Airstrikes kill 31 militants; Taliban optimistic on peace


The strikes were carried out in Ghazni province late Wednesday. Agencies

Thirty-one militants, many of them believed to have been Al Qaeda fighters, have been killed in airstrikes in south-eastern Afghanistan, officials said on Thursday.

The strikes were carried out in Ghazni province late Wednesday, where the defence ministry said they targeted a “base” belonging to the militants.

“Qari Aref, one of the facilitators (for Al Qaeda) was transferring these 31 terrorists, including nine suicide bombers, in several cars when targeted by airstrikes and eliminated,” the ministry said.

It described the fighters as all belonging to the Middle Eastern militant group, although a spokesman for the Ghazni governor said fighters from the Taliban-affiliated Haqqani network were also present.

The defence ministry did not specify who carried out the airstrikes. Only Afghan and US forces in Afghanistan conduct airstrikes.

The Ghazni governor’s spokesman, Mohammed Aref Noori, said the strikes had been carried out by US forces, but there was no immediate confirmation of his claim.

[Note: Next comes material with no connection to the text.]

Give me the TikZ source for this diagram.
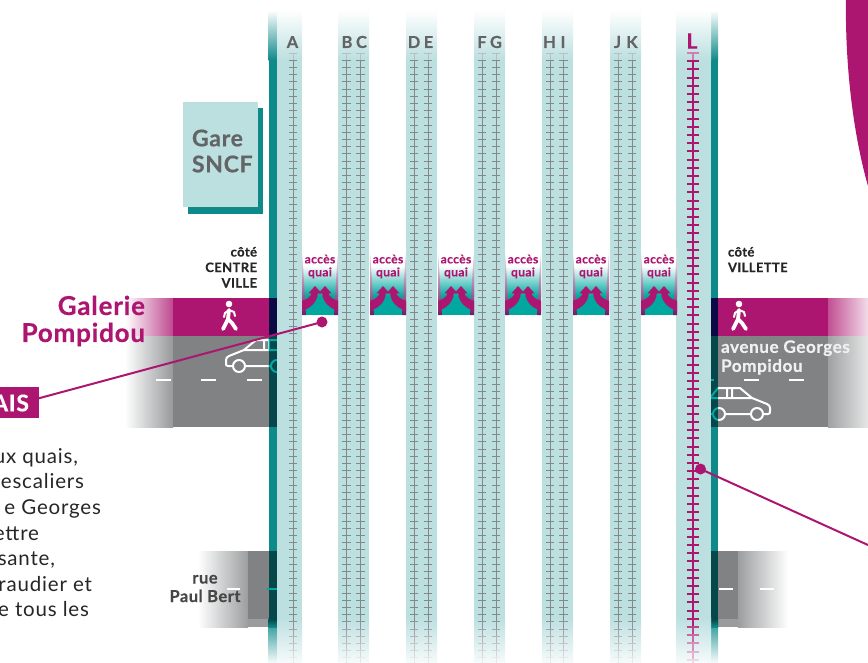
\documentclass[tikz,border=0pt]{standalone}
\usepackage{fontspec}
\setmainfont{Lato}
\newfontfamily\hv[BoldFeatures={FakeBold=0.4,LetterSpace=3}]{Lato}
\newfontfamily\bodyf[LetterSpace=4]{Lato}
\definecolor{mag}{HTML}{AC1570}
\definecolor{strip}{HTML}{BCDFE0}
\definecolor{tealbar}{HTML}{0F8A8A}
\definecolor{teala}{HTML}{00A89F}
\definecolor{road}{HTML}{808284}
\definecolor{darkroad}{HTML}{05474A}
\definecolor{navy}{HTML}{0C0A45}
\definecolor{trackgrey}{HTML}{85888B}
\definecolor{labelgrey}{HTML}{636466}
\definecolor{sliver}{HTML}{6B1D68}
\tikzset{
  x=1pt,y=-1pt,
  every node/.style={inner sep=0pt,outer sep=0pt},
  tracklabel/.style={font=\fontsize{16.5}{16.5}\selectfont\hv\bfseries,text=labelgrey},
  sidelabel/.style={font=\fontsize{13}{15.5}\selectfont\hv\bfseries,text=black!85},
  bodytext/.style={font=\fontsize{20.5}{20.5}\selectfont\bodyf,text=black!85,anchor=base east},
  acclabel/.style={font=\fontsize{12}{13}\selectfont\hv\bfseries,text=mag,align=center},
  carpic/.pic={
    \draw[pic actions,line width=2,line join=round]
      (6.5,0) -- (2,0) .. controls (0,0) and (0,-1) .. (0,-3) -- (0,-6)
      .. controls (0,-8) and (1,-9) .. (3,-10) -- (18,-16) -- (30,-26) -- (52,-26) -- (60,-16) -- (67,-16) -- (67,0) -- (57,0)
      (19.5,0) -- (44.5,0)
      (18,-16) -- (60,-16) (38,-25) -- (38,-16) (43,-25) -- (43,-16)
      (13,0) circle[radius=6] (51,0) circle[radius=6];
  },
  walker/.pic={
    \fill[white] (0,-12) circle[radius=3.3];
    \draw[white,line width=3.8,line cap=round,line join=round]
      (0,-6) -- (-1,3) -- (-6,13) (-1,3) -- (3,7) -- (7,13);
    \draw[white,line width=2,line cap=round,line join=round]
      (0,-6) -- (5,-4) -- (6,0) (0,-6) -- (-4,-3) -- (-5,1);
  }
}
\begin{document}
\begin{tikzpicture}
\useasboundingbox (0,0) rectangle (868,662);
% big arc
\fill[mag] (846,-1) .. controls (845,60) and (852,130) .. (868,186) -- (868,-1) -- cycle;
% Gare SNCF
\fill[tealbar] (188,108) rectangle (263,214);
\node[fill=strip,minimum width=75,minimum height=105,anchor=north west] (gare) at (183,102) {};
\node[font=\fontsize{23}{26}\selectfont\hv\bfseries,text=labelgrey,align=left,anchor=west] (garetxt) at (192,151) {Gare\\SNCF};
% Galerie band
\shade[left color=white,right color=mag!78!white] (125,298) rectangle (173,336);
\fill[mag] (173,298) rectangle (268.7,336);
\fill[mag] (718,298) rectangle (828,336);
\shade[left color=mag!75!white,right color=mag!15!white] (828,298) rectangle (868,336);
% avenue road
\shade[left color=white,right color=road!82!white] (125,336) rectangle (173,427);
\fill[road] (173,336) rectangle (268.7,427);
\fill[road] (718,336) rectangle (828,427);
\shade[left color=road!75!white,right color=road!20!white] (828,336) rectangle (868,427);
% rue Paul Bert
\shade[left color=white,right color=road!78!white] (198,551) rectangle (248,627);
\fill[road] (248,551) rectangle (268.7,627);
\fill[road!80!white] (248,619) rectangle (268.7,627);
\fill[road] (718,551) rectangle (738,627);
\fill[road!80!white] (718,619) rectangle (741,627);
\shade[left color=road!78!white,right color=white] (738,551) rectangle (788,627);
% road dashes
\foreach \a/\b/\c in {156/171/380,201/216/380,247/262/380,744/759/380,789/804/380,227/240/589,719/733/589,760/774/589}
  \fill[white] (\a,\c-1) rectangle (\b,\c+1);
% cars
\pic[draw=white] at (226,366) {carpic};
\pic[draw=white] at (770,414) [xscale=-1] {carpic};
% teal side bars
\shade[top color=white,bottom color=tealbar] (268.7,10) rectangle (277,60);
\fill[tealbar] (268.7,60) rectangle (277,617);
\shade[top color=tealbar,bottom color=tealbar!5!white] (268.7,617) rectangle (277,662);
\shade[top color=white,bottom color=tealbar] (711,10) rectangle (718,60);
\fill[tealbar] (711,60) rectangle (718,617);
\shade[top color=tealbar,bottom color=tealbar!5!white] (711,617) rectangle (718,662);
% dark crossing bands
\fill[navy] (268.7,298) rectangle (277,336);
\fill[navy] (711,298) rectangle (718,336);
\fill[darkroad] (268.7,336) rectangle (277,427);
\fill[darkroad] (711,336) rectangle (718,427);
\fill[darkroad] (268.7,551) rectangle (277,619);
\shade[top color=darkroad,bottom color=tealbar] (268.7,619) rectangle (277,627);
\fill[darkroad] (711,551) rectangle (718,619);
\shade[top color=darkroad,bottom color=tealbar] (711,619) rectangle (718,627);
\fill[teala] (267,588) rectangle (277,590);
\fill[teala] (711,379) rectangle (714,381);
% car parts seen over the dark bands
\begin{scope}
  \clip (268.7,336) rectangle (277,427);
  \pic[draw=teala] at (226,366) {carpic};
\end{scope}
\begin{scope}
  \clip (711,336) rectangle (718,427);
  \pic[draw=teala] at (770,414) [xscale=-1] {carpic};
\end{scope}
% walkers
\pic at (229,316) {walker};
\pic at (739,316) {walker};
% light strips
\foreach \a/\b in {277/302,338/369,406/437,474/505,542/573,610/641,676/711}{
  \shade[top color=white,bottom color=strip] (\a,10) rectangle (\b,60);
  \fill[strip] (\a,60) rectangle (\b,617);
  \shade[top color=strip,bottom color=strip!15!white] (\a,617) rectangle (\b,662);
}
% grey tracks
\foreach \tx in {293,346.5,360.5,414,428,482,496,550,563.5,618,632}{
  \foreach \ty in {53,60.2,...,662}{
    \pgfmathsetmacro{\tp}{\ty>617 ? 100-1.95*(\ty-617) : (\ty<58 ? 55 : 100)}
    \draw[trackgrey!\tp!white,line width=1] (\tx,\ty) -- (\tx,\ty+7.2) (\tx-4.2,\ty) -- (\tx+4.2,\ty);
  }
}
% track L
\foreach \ty in {53,61.2,...,662}{
  \pgfmathsetmacro{\tp}{\ty>617 ? 100-1.95*(\ty-617) : (\ty<58 ? 55 : 100)}
  \draw[mag!\tp!white,line width=2] (692.5,\ty) -- (692.5,\ty+8.2) (686.5,\ty) -- (698.5,\ty);
}
% access blocks
\foreach \bx/\bn in {302/a,370/b,438/c,505/d,573/e,641/f}{
  \begin{scope}[shift={(\bx+18,0)}]
    \shade[top color=white,bottom color=teala] (-18,266) rectangle (18,296);
    \fill[teala] (-18,296) rectangle (18,315);
    \foreach \s in {1,-1}{
      \begin{scope}[xscale=\s]
        \shade[top color=white,bottom color=sliver] (-18,248) -- (-18,315) -- (-14,315) -- cycle;
        \fill[mag] (-18,301) .. controls (-13,299) and (-9,297) .. (-8.6,293.3) -- (-11.5,293.3) -- (-5,286) -- (1.5,293.3)
          -- (-2.2,293.3) .. controls (-3,303) and (-10,308) .. (-18,311) -- cycle;
      \end{scope}
    }
    \node[acclabel] (acc\bn) at (0,266.5) {accès\\quai};
  \end{scope}
}
% track letters
\foreach \tx/\tl/\tn in {292.5/A/a,347/B/b,361.5/C/c,414/D/d,428.5/E/e,482/F/f,496/G/g,549.5/H/h,563/I/i,617.5/J/j,632/K/k}
  \node[tracklabel] (t\tn) at (\tx,42) {\tl};
\node[font=\fontsize{21}{21}\selectfont\hv\bfseries,text=mag] (tl) at (692,41) {L};
% side labels
\node[sidelabel,align=right,anchor=north east] (centre) at (257,247) {côté\\CENTRE\\VILLE};
\node[sidelabel,align=left,anchor=north west] (villette) at (728,247) {côté\\VILLETTE};
\node[font=\fontsize{26}{27}\selectfont\hv\bfseries,text=mag,align=right,anchor=east] (galerie) at (145,321) {Galerie\\Pompidou};
\node[font=\fontsize{17.2}{19}\selectfont\hv\bfseries,text=white!88!road,align=left,anchor=west] (avenue) at (721,357.5) {avenue Georges\\Pompidou};
\node[font=\fontsize{16.5}{18.5}\selectfont\hv\bfseries,text=black!72,align=center] (paulbert) at (205,588.5) {rue\\Paul Bert};
% callouts
\node[fill=mag,minimum width=39,minimum height=31,anchor=north west] (aisbox) at (-0.5,387) {};
\node[font=\fontsize{23}{23}\selectfont\hv\bfseries,text=white,anchor=east] (aistext) at (29,403) {AIS};
\coordinate (aisout) at (38,398.5);
\coordinate (dotl) at (322,322);
\coordinate (dotr) at (700.5,469);
\coordinate (outr) at (868,545);
\fill[mag] (dotl) circle[radius=5.5];
\fill[mag] (dotr) circle[radius=5.5];
\draw[mag,line width=2] (aisout) -- (dotl);
\draw[mag,line width=2] (dotr) -- (outr);
% cropped paragraph
\node[bodytext] (p1) at (78,463) {ux quais,};
\node[bodytext] (p2) at (84,488.5) {escaliers};
\node[bodytext] (p3) at (101,514) {e Georges};
\node[bodytext] (p4) at (39,540) {ettre};
\node[bodytext] (p5) at (55,565) {sante,};
\node[bodytext] (p6) at (92,591) {raudier et};
\node[bodytext] (p7) at (89,616.5) {e tous les};
\end{tikzpicture}
\end{document}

Meanwhile, the Taliban political chief, who headed the militants’ delegation during the most recent round of peace talks with the United States, said on Thursday that he was optimistic and assured Afghans that they had no reason to fear a settlement.

“We are very hopeful for the peace talks, because the latest round had some good dialogues which paved the way to more progress regarding peace in the future,” Mullah Abdul Ghani Baradar said in an eight-minute audio tape of an interview conducted by the Taliban and posted online.

Making his first public comments since his release last year from a Pakistan prison, Baradar sought to reassure Afghans who have worried that peace with the Taliban could herald the return of its hardline values.

“If (Afghans) think of us like brothers I trust in God that all the problems will be solved,” Baradar said, speaking in Pashto.

“I ask all our countrymen to be sure there is no need to worry. Everyone will be treated very well,” he added.

“We assure the neighbouring, regional and other countries that the upcoming system will not be against anyone, we are not under the influence of anyone, and have no aim of harm to anyone,” Baradar said.

Baradar also offered a message to Taliban fighters, saying that even though he felt the group had achieved political and military victory, they should remain composed and not become arrogant.

A gunbattle erupted on Thursday between Afghan forces and supporters of a powerful politician in the northern city of Mazar-i-Sharif who rejected the appointment of a new provincial police chief by President Ashraf Ghani, officials said.

At least five civilians and two security force personnel were wounded in the clash, the latest in a series of stand-offs between Ghani and Atta Mohammad Noor, the former governor of Balkh province who has repeatedly defied Ghani’s attempts to retain control over his northern stronghold. Noor is a leading figure in Jamiat-e Islami, a party that represents Afghanistan’s Tajik minority. He served as Balkh’s governor for more than a decade.

Noor accused Ghani of trying to remove a potential rival and divide Jamiat by appointing his supporters to powerful posts to manipulate the presidential elections in July.

In a statement posted online, Noor called on city residents to keep shops and markets closed. He said Ghani must withdraw the appointment of Abdul Raqib Mobarez as the province’s new police chief.

“The presidential palace has always been plotting conspiracies with its arbitrary policies. I ask all residents, men and women, of Balkh to be fully ready for defending their dignity,” said Noor.

A senior official at the presidential palace said Ghani’s decision to appoint a new police chief in Balkh was “free from bias.” Separately, authorities are investigating an errant US bombing of an Afghan military base in the country’s south that killed at least five Afghan troops, a lawmaker said on Thursday.

Lawmaker Obaidullah Barikzai from Uruzgan province said that Afghan soldiers inside the base in Tarin Kot believed a darkened convoy approaching the base was the Taliban — not US and Afghan forces — and opened fire, invoking a blistering retaliation.